Repeated Measures ANOVA: why it is (almost always) a wrong choice

Analysis of variance with repeated measures (repeated measures ANOVA) is one of the most misused techniques.
Many researchers, as soon as they see the group of patients measured several times, use Repeated Measures ANOVA in their statistical software without reservation.
However, they are mistaken often, because Repeated Measures ANOVA is an approach that requires a series of very strong assumptions that are almost never met.

Missing data

Since Repeated Measures ANOVA uses listwise deletion, if there is a lack of at least one measurement it will be equivalent to losing information about entire the case (for example, all measurements of a patient, if you’re analyzing clinical data). This loss of information is not tolerable, especially when you have small sample size.

Time has to be measured as a continuous variable

Repeated measures ANOVA uses time as a categorical variable. If you have 3 times, say t1, t2 and t3, in repeated measures ANOVA, the distances t1-t2 and t2-t3 are considered identical. In other words, the effect of time on your dependent variable is modelled poorly.

Different number of repeated measurements per subject

If your subjects have been measured a different number of times, the Repeated Measures ANOVA fails. You understand very well how difficult it is, especially in an observational study, to meet this assumption.

Moreover…

Moreover, Repeated Measures ANOVA is unable to handle more complex data structures, such as data organized on more than two levels.

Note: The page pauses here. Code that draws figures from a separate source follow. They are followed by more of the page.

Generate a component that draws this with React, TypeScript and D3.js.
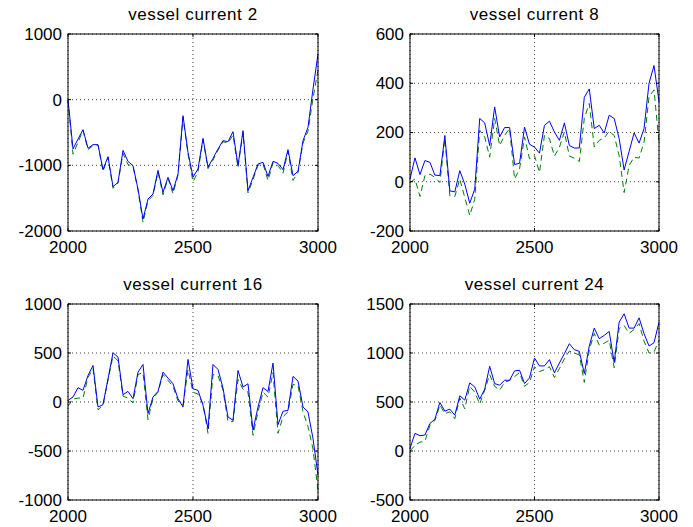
import React, { useEffect, useRef } from "react";
import * as d3 from "d3";

// sample positions along x (2000 .. 3000, every 20)
const xVals = d3.range(2000, 3001, 20);

const titles = ["vessel current 2", "vessel current 8", "vessel current 16", "vessel current 24"];

const yDomains: [number, number][] = [[-2000, 1000], [-200, 600], [-1000, 1000], [-500, 1500]];
const yTicks = [
  [-2000, -1000, 0, 1000],
  [-200, 0, 200, 400, 600],
  [-1000, -500, 0, 500, 1000],
  [-500, 0, 500, 1000, 1500],
];
const xTicks = [2000, 2500, 3000];

// vessel current 2
const blue2 = [0, -750, -600, -457, -740, -685, -685, -1066, -868, -1325, -1260, -772, -940, -1005, -1360, -1817,
  -1513, -1437, -1076, -1411, -1183, -1386, -1132, -244, -802, -1180, -1056, -589, -1030, -893, -751, -624, -640,
  -487, -1005, -472, -1386, -1183, -980, -954, -1168, -939, -970, -1066, -761, -1157, -1091, -624, -421, 162, 695];
const green2 = [0, -830, -650, -470, -760, -700, -690, -1090, -880, -1350, -1270, -820, -990, -1010, -1380, -1870,
  -1540, -1460, -1100, -1450, -1200, -1430, -1150, -270, -830, -1250, -1100, -610, -1050, -920, -770, -640, -660,
  -540, -1030, -500, -1420, -1220, -1000, -980, -1230, -960, -1000, -1120, -790, -1230, -1110, -660, -480, 20, 450];

// vessel current 8
const blue8 = [11, 97, 29, 86, 79, 27, 25, 188, -37, -41, 45, -10, -87, -30, 257, 239, 147, 304, 182, 220, 220, 70,
  75, 222, 152, 141, 116, 229, 246, 202, 168, 239, 147, 137, 137, 343, 377, 216, 229, 198, 270, 257, 175, 48, 123,
  198, 157, 216, 400, 472, 325];
const green8 = [-3, 11, -60, 25, 31, 18, -3, 175, -57, -60, 11, -64, -137, -71, 209, 182, 100, 257, 147, 188, 216, 11,
  52, 182, 93, 106, 38, 188, 175, 104, 140, 202, 104, 96, 82, 257, 318, 141, 168, 178, 205, 188, 106, -44, 66, 100,
  96, 161, 345, 373, 160];

// vessel current 16
const blue16 = [17, 51, 146, 119, 271, 373, -51, -27, 237, 502, 458, 75, 108, 34, 305, 383, -119, 51, 108, 305, 244,
  186, 34, -51, 434, 135, 119, -34, -271, 383, 332, 142, -153, -186, 322, 153, 186, -288, -51, 146, 108, 397, -231,
  -95, -85, 261, 214, -51, -102, -373, -746];
const green16 = [-44, 30, 40, 40, 250, 340, -80, -30, 220, 470, 420, 60, 40, -10, 280, 300, -180, 40, 100, 280, 220,
  160, 10, -30, 330, 100, 80, -20, -320, 280, 270, 120, -200, -200, 230, 130, 100, -340, -100, 100, 50, 300, -320,
  -150, -100, 180, 170, -100, -250, -480, -900];

// vessel current 24
const blue24 = [27, 180, 156, 163, 281, 325, 495, 407, 427, 366, 563, 519, 695, 654, 529, 631, 864, 688, 671, 722,
  722, 817, 824, 688, 746, 949, 868, 868, 932, 797, 898, 993, 1095, 1034, 1017, 790, 1071, 1254, 1146, 1180, 1220,
  902, 1315, 1400, 1254, 1254, 1359, 1197, 1071, 1105, 1315];
const green24 = [0, 60, 90, 100, 260, 310, 470, 380, 400, 330, 540, 430, 660, 600, 480, 620, 780, 660, 620, 700, 720,
  760, 800, 660, 700, 860, 810, 830, 860, 750, 840, 940, 1020, 1000, 980, 700, 1030, 1200, 1080, 1100, 1130, 850,
  1250, 1280, 1200, 1240, 1300, 1120, 1000, 1010, 1130];

const blues = [blue2, blue8, blue16, blue24];
const greens = [green2, green8, green16, green24];

const App = () => {
  const svgRef = useRef<SVGSVGElement | null>(null);

  useEffect(() => {
    const svg = d3.select(svgRef.current);
    svg.selectAll("*").remove();

    const font = "Liberation Sans, Arial, Helvetica, sans-serif";
    const cols = [[68, 318], [410, 659]];
    const rows = [[34, 231], [304, 500]];

    titles.forEach((title, i) => {
      const [x0, x1] = cols[i % 2];
      const [y0, y1] = rows[Math.floor(i / 2)];

      const x = d3.scaleLinear().domain([2000, 3000]).range([x0, x1]);
      const y = d3.scaleLinear().domain(yDomains[i]).range([y1, y0]);

      const g = svg.append("g");

      // white plot area
      g.append("rect").attr("x", x0).attr("y", y0).attr("width", x1 - x0).attr("height", y1 - y0).attr("fill", "#fff");

      // dotted grid
      g.selectAll(".gx").data(xTicks).join("line")
        .attr("x1", d => x(d)).attr("x2", d => x(d)).attr("y1", y0).attr("y2", y1)
        .attr("stroke", "#444").attr("stroke-width", 1).attr("stroke-dasharray", "1,3");
      g.selectAll(".gy").data(yTicks[i]).join("line")
        .attr("x1", x0).attr("x2", x1).attr("y1", d => y(d)).attr("y2", d => y(d))
        .attr("stroke", "#444").attr("stroke-width", 1).attr("stroke-dasharray", "1,3");

      const line = d3.line<number>().x((_, k) => x(xVals[k])).y(d => y(d));

      g.append("path").datum(greens[i])
        .attr("fill", "none").attr("stroke", "#008000").attr("stroke-width", 1)
        .attr("stroke-dasharray", "6,4").attr("d", line);
      g.append("path").datum(blues[i])
        .attr("fill", "none").attr("stroke", "#0000ff").attr("stroke-width", 1).attr("d", line);

      // inward ticks on all four sides
      const tl = 3;
      xTicks.forEach(t => {
        g.append("line").attr("x1", x(t)).attr("x2", x(t)).attr("y1", y1).attr("y2", y1 - tl).attr("stroke", "#000");
        g.append("line").attr("x1", x(t)).attr("x2", x(t)).attr("y1", y0).attr("y2", y0 + tl).attr("stroke", "#000");
      });
      yTicks[i].forEach(t => {
        g.append("line").attr("x1", x0).attr("x2", x0 + tl).attr("y1", y(t)).attr("y2", y(t)).attr("stroke", "#000");
        g.append("line").attr("x1", x1).attr("x2", x1 - tl).attr("y1", y(t)).attr("y2", y(t)).attr("stroke", "#000");
      });

      // box
      g.append("rect").attr("x", x0).attr("y", y0).attr("width", x1 - x0).attr("height", y1 - y0)
        .attr("fill", "none").attr("stroke", "#000").attr("stroke-width", 1);

      // tick labels
      g.selectAll(".xl").data(xTicks).join("text")
        .attr("x", d => x(d)).attr("y", y1 + 22)
        .attr("text-anchor", "middle").attr("font-family", font).attr("font-size", 17)
        .text(d => d);
      g.selectAll(".yl").data(yTicks[i]).join("text")
        .attr("x", x0 - 6).attr("y", d => y(d)).attr("dy", "0.35em")
        .attr("text-anchor", "end").attr("font-family", font).attr("font-size", 17)
        .text(d => d);

      // title
      g.append("text")
        .attr("x", (x0 + x1) / 2).attr("y", y0 - 14)
        .attr("text-anchor", "middle").attr("font-family", font).attr("font-size", 17)
        .attr("letter-spacing", 0.6)
        .text(title);
    });
  }, []);

  return (
    <svg ref={svgRef} width={693} height={527}
      style={{ position: "absolute", left: 0, top: 0, background: "#fff" }} />
  );
};

export default App;
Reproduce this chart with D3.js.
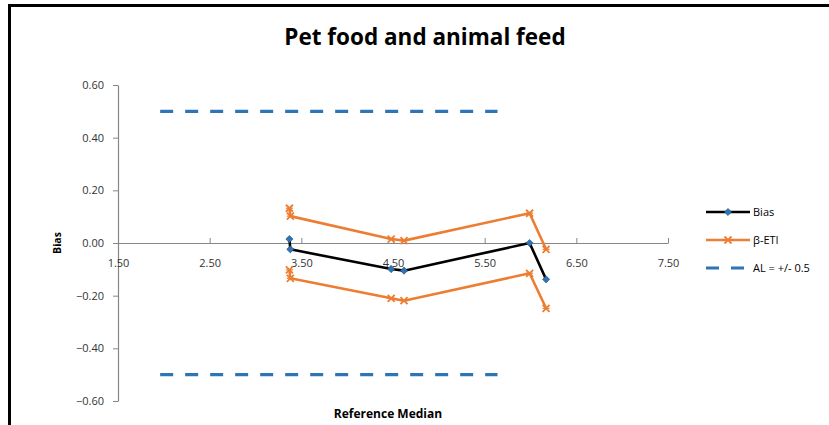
<!DOCTYPE html>
<html>
<head>
<meta charset="utf-8">
<script src="https://cdn.jsdelivr.net/npm/d3@7"></script>
<style>
  html, body { margin: 0; padding: 0; background: #fff; }
  svg { display: block; }
</style>
</head>
<body>
<svg id="chart" width="829" height="425"></svg>
<script>
// ---- data ----
const title = "Pet food and animal feed";
const xLabel = "Reference Median";
const yLabel = "Bias";
const xTicks = [1.5, 2.5, 3.5, 4.5, 5.5, 6.5, 7.5];
const yTicks = [0.6, 0.4, 0.2, 0.0, -0.2, -0.4, -0.6];

const medians = [3.37, 3.38, 4.48, 4.62, 5.99, 6.17];
const bias    = [0.015, -0.024, -0.099, -0.105, 0.000, -0.138];
const etiUpper = [0.132, 0.102, 0.015, 0.009, 0.113, -0.024];
const etiLower = [-0.102, -0.134, -0.210, -0.219, -0.115, -0.248];
const alX = [1.96, 5.64];
const alUpper = [0.5, 0.5];
const alLower = [-0.5, -0.5];

const seriesNames = ["Bias", "\u03B2-ETI", "AL = +/- 0.5"];

// ---- layout ----
const svg = d3.select("#chart");
const plot = { left: 118, right: 668, top: 85, bottom: 401 };
const x = d3.scaleLinear().domain([1.5, 7.5]).range([plot.left, plot.right]);
const y = d3.scaleLinear().domain([-0.6, 0.6]).range([plot.bottom, plot.top]);

const cBlack = "#000000", cOrange = "#ED7D31", cBlue = "#2E75B6", cAxis = "#868686", cText = "#333333";
const font = "'Open Sans', 'Liberation Sans', sans-serif";

// chart border
svg.append("rect").attr("x", 9.5).attr("y", 5.5).attr("width", 840).attr("height", 440)
  .attr("fill", "none").attr("stroke", "#000").attr("stroke-width", 3);

// title
svg.append("text").attr("x", 425).attr("y", 45).attr("text-anchor", "middle")
  .attr("font-family", font).attr("font-weight", "bold").attr("font-size", 22.5)
  .attr("fill", "#000").text(title);

// y axis
const yAxis = d3.axisLeft(y).tickValues(yTicks).tickFormat(d3.format(".2f")).tickSize(5).tickSizeOuter(0);
const gy = svg.append("g").attr("transform", `translate(${plot.left},0)`).call(yAxis);
gy.select(".domain").attr("stroke", cAxis).attr("stroke-width", 1.2);
gy.selectAll(".tick line").attr("stroke", cAxis);
gy.selectAll(".tick text").attr("font-family", font).attr("font-size", 11).attr("fill", cText).attr("x", -14);

// x axis at y=0, ticks upward, labels below
const xAxis = d3.axisBottom(x).tickValues(xTicks).tickFormat(d3.format(".2f")).tickSize(-5).tickSizeOuter(0);
const gx = svg.append("g").attr("transform", `translate(0,${y(0)})`).call(xAxis);
gx.select(".domain").attr("stroke", cAxis).attr("stroke-width", 1.2);
gx.selectAll(".tick line").attr("stroke", cAxis);
gx.selectAll(".tick text").attr("font-family", font).attr("font-size", 11).attr("fill", cText).attr("y", 16);

// axis titles
svg.append("text").attr("transform", `translate(61,${y(0)}) rotate(-90)`).attr("text-anchor", "middle")
  .attr("font-family", font).attr("font-weight", "bold").attr("font-size", 10.5).attr("fill", "#000").text(yLabel);
svg.append("text").attr("x", 388).attr("y", 418).attr("text-anchor", "middle")
  .attr("font-family", font).attr("font-weight", "bold").attr("font-size", 12).attr("fill", "#000").text(xLabel);

// AL dashed lines
const line = d3.line().x(d => x(d[0])).y(d => y(d[1]));
[alUpper, alLower].forEach(vals => {
  svg.append("path").datum(alX.map((v, i) => [v, vals[i]])).attr("d", line)
    .attr("fill", "none").attr("stroke", cBlue).attr("stroke-width", 3.2).attr("stroke-dasharray", "13,12");
});

// ETI lines with x markers
function xMarker(g, px, py, s) {
  g.append("path").attr("d", `M${px - s},${py - s}L${px + s},${py + s}M${px - s},${py + s}L${px + s},${py - s}`)
    .attr("stroke", cOrange).attr("stroke-width", 1.8).attr("fill", "none");
  g.append("path").attr("d", `M${px - s},${py}L${px + s},${py}`)
    .attr("stroke", cOrange).attr("stroke-width", 1.2).attr("fill", "none");
}
[etiUpper, etiLower].forEach(vals => {
  const pts = medians.map((m, i) => [m, vals[i]]);
  svg.append("path").datum(pts).attr("d", line).attr("fill", "none")
    .attr("stroke", cOrange).attr("stroke-width", 2.6).attr("stroke-linejoin", "round");
  const g = svg.append("g");
  pts.forEach(p => xMarker(g, x(p[0]), y(p[1]), 3.5));
});

// Bias line with diamond markers
function diamond(g, px, py, s) {
  g.append("path").attr("d", `M${px},${py - s}L${px + s},${py}L${px},${py + s}L${px - s},${py}Z`)
    .attr("fill", cBlue).attr("stroke", "#1F4E79").attr("stroke-width", 0.6);
}
const biasPts = medians.map((m, i) => [m, bias[i]]);
svg.append("path").datum(biasPts).attr("d", line).attr("fill", "none")
  .attr("stroke", cBlack).attr("stroke-width", 2.6).attr("stroke-linejoin", "round");
const gb = svg.append("g");
biasPts.forEach(p => diamond(gb, x(p[0]), y(p[1]), 3.6));

// legend
const lg = svg.append("g");
const lx0 = 706, lx1 = 750, ltx = 753;
const ly = [212, 240, 268];
lg.append("line").attr("x1", lx0).attr("x2", lx1).attr("y1", ly[0]).attr("y2", ly[0]).attr("stroke", cBlack).attr("stroke-width", 2.6);
diamond(lg, (lx0 + lx1) / 2, ly[0], 3.6);
lg.append("line").attr("x1", lx0).attr("x2", lx1).attr("y1", ly[1]).attr("y2", ly[1]).attr("stroke", cOrange).attr("stroke-width", 2.6);
xMarker(lg, (lx0 + lx1) / 2, ly[1], 3.5);
lg.append("line").attr("x1", lx0).attr("x2", lx1).attr("y1", ly[2]).attr("y2", ly[2]).attr("stroke", cBlue).attr("stroke-width", 3.2).attr("stroke-dasharray", "13,12");
seriesNames.forEach((n, i) => {
  lg.append("text").attr("x", ltx).attr("y", ly[i] + 4).attr("font-family", font).attr("font-size", 11)
    .attr("fill", "#000").text(n);
});
</script>
</body>
</html>
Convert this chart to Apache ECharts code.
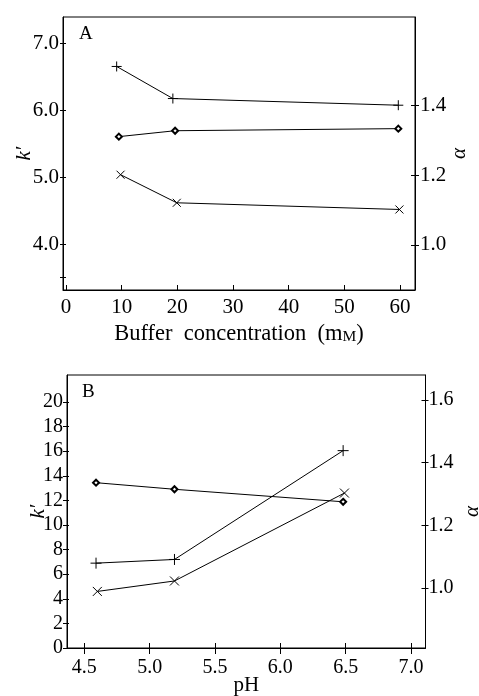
<!DOCTYPE html>
<html>
<head>
<meta charset="utf-8">
<script src="https://cdn.jsdelivr.net/npm/echarts@6/dist/echarts.min.js"></script>
<style>
  html, body { margin: 0; padding: 0; background: #fff; }
  #chart { width: 479px; height: 696px; }
</style>
</head>
<body>
<div id="chart"></div>
<script>
// panel A: buffer concentration (mM)
var concPlus = [9.1, 19.2, 59.7];
var kPlusA = [6.66, 6.18, 6.08];
var concCross = [9.8, 19.9, 59.9];
var kCrossA = [5.04, 4.62, 4.52];
var concDiamond = [9.5, 19.6, 59.7];
var alphaA = [1.311, 1.328, 1.334];

// panel B: pH
var phPlus = [4.59, 5.19, 6.48];
var kPlusB = [6.9, 7.2, 16.05];
var phCross = [4.6, 5.19, 6.49];
var kCrossB = [4.6, 5.45, 12.6];
var phDiamond = [4.59, 5.19, 6.48];
var alphaB = [1.336, 1.315, 1.275];

// tick values
var concTicks = [0, 10, 20, 30, 40, 50, 60];
var kTicksA = [4, 5, 6, 7];
var kMinorA = [3.5, 4, 5, 6, 7];
var alphaTicksA = [1.0, 1.2, 1.4];
var phTicks = [4.5, 5.0, 5.5, 6.0, 6.5, 7.0];
var kTicksB = [0, 2, 4, 6, 8, 10, 12, 14, 16, 18, 20];
var alphaTicksB = [1.0, 1.2, 1.4, 1.6];

var SERIF = '"Liberation Serif", "DejaVu Serif", serif';
var INK = '#000';
var PLUS = 'path://M5,0L5,10M0,5L10,5';
var CROSS = 'path://M0,0L10,10M10,0L0,10';

function pairs(xs, ys) {
    return xs.map(function (x, i) { return [x, ys[i]]; });
}
function fixed1(v) { return v.toFixed(1); }

// one value axis; dup axes only add the ticks on the other side of the line
function axis(o) {
    return {
        type: 'value',
        gridIndex: o.grid,
        position: o.position,
        offset: 0,
        min: o.min,
        max: o.max,
        name: o.name || '',
        nameLocation: 'middle',
        nameGap: o.nameGap || 0,
        nameRotate: o.nameRotate,
        nameMoveOverlap: false,
        nameTextStyle: o.nameTextStyle,
        axisLine: { show: !o.dup, onZero: false, lineStyle: { color: INK, width: 1 } },
        axisTick: {
            show: true, inside: !!o.inside, length: o.tickLen || 4,
            customValues: o.ticks, lineStyle: { color: INK, width: 1 }
        },
        axisLabel: {
            show: !o.dup, customValues: o.labels, formatter: o.formatter,
            color: INK, fontFamily: SERIF, fontSize: o.fontSize || 21, margin: o.margin || 5
        },
        splitLine: { show: false }
    };
}

function line(name, xi, yi, data, symbol, size) {
    return {
        name: name,
        type: 'line',
        xAxisIndex: xi,
        yAxisIndex: yi,
        data: data,
        symbol: symbol,
        symbolSize: size,
        showAllSymbol: true,
        lineStyle: { color: INK, width: 1 },
        itemStyle: { color: INK, borderColor: INK, borderWidth: symbol === 'emptyDiamond' ? 0.8 : 1 },
        animation: false
    };
}

var chart = echarts.init(document.getElementById('chart'));

var italicName = { fontFamily: SERIF, fontSize: 21, fontStyle: 'italic', color: INK };

var option = {
    backgroundColor: '#fff',
    animation: false,
    grid: [
        { left: 63, top: 17, width: 352, height: 273, show: true, borderColor: INK, borderWidth: 1, outerBoundsMode: 'none', containLabel: false },
        { left: 67, top: 375, width: 358.5, height: 273, show: true, borderColor: INK, borderWidth: 1, outerBoundsMode: 'none', containLabel: false }
    ],
    graphic: [
        { type: 'text', left: 79, top: 25, style: { text: 'A', font: '19px ' + SERIF, fill: INK } },
        { type: 'text', left: 82, top: 383, style: { text: 'B', font: '19px ' + SERIF, fill: INK } }
    ],
    xAxis: [
        axis({
            grid: 0, position: 'bottom', min: -0.54, max: 62.7, inside: true, tickLen: 5,
            ticks: concTicks, labels: concTicks, margin: 7,
            name: '{t|Buffer  concentration  (m}{s|M}{t|)}', nameGap: 33,
            nameTextStyle: {
                rich: {
                    t: { fontFamily: SERIF, fontSize: 22.5, color: INK, verticalAlign: 'bottom' },
                    s: { fontFamily: SERIF, fontSize: 15.5, color: INK, verticalAlign: 'bottom', padding: [0, 0, 1, 0] }
                }
            }
        }),
        axis({
            grid: 1, position: 'bottom', min: 4.368, max: 7.11, tickLen: 6,
            ticks: phTicks, labels: phTicks, formatter: fixed1, fontSize: 20, margin: 10,
            name: 'pH', nameGap: 27,
            nameTextStyle: { fontFamily: SERIF, fontSize: 21, color: INK }
        }),
        axis({ grid: 1, position: 'bottom', min: 4.368, max: 7.11, dup: true, inside: true, tickLen: 5, ticks: phTicks })
    ],
    yAxis: [
        axis({
            grid: 0, position: 'left', min: 3.315, max: 7.4, tickLen: 3,
            ticks: kMinorA, labels: kTicksA, formatter: fixed1, margin: 4,
            name: 'k′', nameGap: 28, nameRotate: 90, nameTextStyle: italicName
        }),
        axis({
            grid: 0, position: 'right', min: 0.870, max: 1.655, tickLen: 4,
            ticks: alphaTicksA, labels: alphaTicksA, formatter: fixed1, margin: 5,
            name: 'α', nameGap: 34, nameRotate: 90, nameTextStyle: italicName
        }),
        axis({ grid: 0, position: 'left', min: 3.315, max: 7.4, dup: true, inside: true, tickLen: 3, ticks: kMinorA }),
        axis({ grid: 0, position: 'right', min: 0.870, max: 1.655, dup: true, inside: true, tickLen: 4, ticks: alphaTicksA }),
        axis({
            grid: 1, position: 'left', min: 0, max: 22.2, tickLen: 4,
            ticks: kTicksB, labels: kTicksB, fontSize: 20, margin: 4,
            name: 'k′', nameGap: 18, nameRotate: 90, nameTextStyle: italicName
        }),
        axis({
            grid: 1, position: 'right', min: 0.808, max: 1.68, tickLen: 3,
            ticks: alphaTicksB, labels: alphaTicksB, formatter: fixed1, fontSize: 20, margin: 3,
            name: 'α', nameGap: 36, nameRotate: 90, nameTextStyle: italicName
        }),
        axis({ grid: 1, position: 'left', min: 0, max: 22.2, dup: true, inside: true, tickLen: 2, ticks: kTicksB }),
        axis({ grid: 1, position: 'right', min: 0.808, max: 1.68, dup: true, inside: true, tickLen: 4, ticks: alphaTicksB })
    ],
    series: [
        line('k2 A', 0, 0, pairs(concPlus, kPlusA), PLUS, 10),
        line('k1 A', 0, 0, pairs(concCross, kCrossA), CROSS, 8),
        line('alpha A', 0, 1, pairs(concDiamond, alphaA), 'emptyDiamond', 6),
        line('k2 B', 1, 4, pairs(phPlus, kPlusB), PLUS, 11),
        line('k1 B', 1, 4, pairs(phCross, kCrossB), CROSS, 9),
        line('alpha B', 1, 5, pairs(phDiamond, alphaB), 'emptyDiamond', 6)
    ]
};

chart.setOption(option);
</script>
</body>
</html>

For example, it is useless when more repeated measurements have been done in inpatients from different hospitals.
At the same time, this technique cannot be used in analyses when covariates determine your dependent variable in a not homogenous manner; for example, the repeated measures ANOVA does not enable the analysis of time-dependent variables.

What do you do instead of Repeated measures ANOVA?

In the majority of cases, mixed (multilevel) models are used.
Repeated measures ANOVA is fine, but only when the experiment is designed ad hoc (the cases that are not described in this post).